On 4 February 2015, Stena Line announced that the HSS service to Dún Laoghaire was to be withdrawn and not restarted for 2015 with Stena Explorer being withdrawn from service. All services from Holyhead would be concentrated on Dublin Port, served by both Stena Line and Irish Ferries, where capacity was increased with the introduction of taking on the second ship role alongside Stena Adventurer and replacing which was chartered to DFDS Seaways.

The original company that was contracted to manage the towage operation upon the sale of the ferry was dispensed with and replaced with Gull Marine Ltd, which resolved outstanding issues that were delaying the project and successfully executed the towage on behalf of the owners from the berth to the outer harbour in Holyhead. On 1 November 2015, she departed on tow from Holyhead and arrived in Turkey on 17 November.

In 2016 One World Karadeniz was in Karmarine shipyard in Yalova, near Istanbul, Turkey. The owner, Karadeniz Holding, had converted it into an "earthquake-resistant" floating office, research space and alternative power generator for the community of Istanbul. It is part of Karadeniz' Powerships project. The ship was then on sale for as low as 4.5 Million Pounds on Unlimited Offshore.

In 2023 the ship was renamed Karadeniz Lifeship Rauf Bey and converted into a temporary school to provide relief in İskenderun after the 2023 Turkey–Syria earthquakes.

==Incidents==
In April 1998, members of the Real IRA attempted to transport two cars loaded with nearly 1000 lbs of explosive each into the UK on board Stena Explorer, however they were intercepted and arrested at Dun Laoghaire port. It was reportedly destined for the Aintree Racecourse, where it was to be detonated at the 1998 Grand National.

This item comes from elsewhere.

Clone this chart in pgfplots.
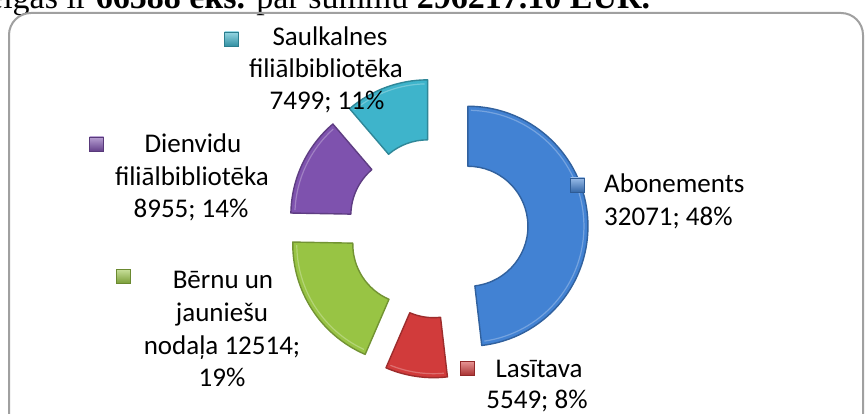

On 20 September 2001, Stena Explorer suffered a generator fire in one of her pontoons. Whilst going astern (reversing) into dock at her berth in Holyhead, a fire was detected in her auxiliary (generator) engine room in the port pontoon. Shortly after, the CCTV system, normally used for visual docking, became disabled due to lack of power. Knowing that just-completed checks showed that fire doors (lasting at least one hour) were closed, permission to shut off the engine in question was (correctly) denied by the Master of the Ship until final approach line-up with the Linkspan was confirmed. At that point, the failing Cummins generator was shut off.

In lieu of the CCTV system, docking distances were relayed to the bridge by portable radio. Berthing was complete within 5 minutes of the original fire alarm and fresh water was taken on board to replenish the Hi-fog fire suppression system whilst all 551 passengers were safely off-loaded. The fire brigade attended and the Hi-fog water mist was deactivated at their request. A nine-month Marine Accident Investigation Branch investigation found the fault to be incorrect fitting of a compression fitting used for a high-pressure fuel line leading to fuel spraying and igniting upon contact with the hot turbo-charger unit.

In October 2004, Stena Explorer had to turn back to port after a wave damaged the ship's hull 30 minutes into its voyage out of Holyhead.

On 15 February 2006, while on her journey to Holyhead, Stena Explorer struck a submerged object and was holed beneath the waterline. No one was injured and the vessel docked safely at Holyhead. The vessel was taken out of service for repairs after.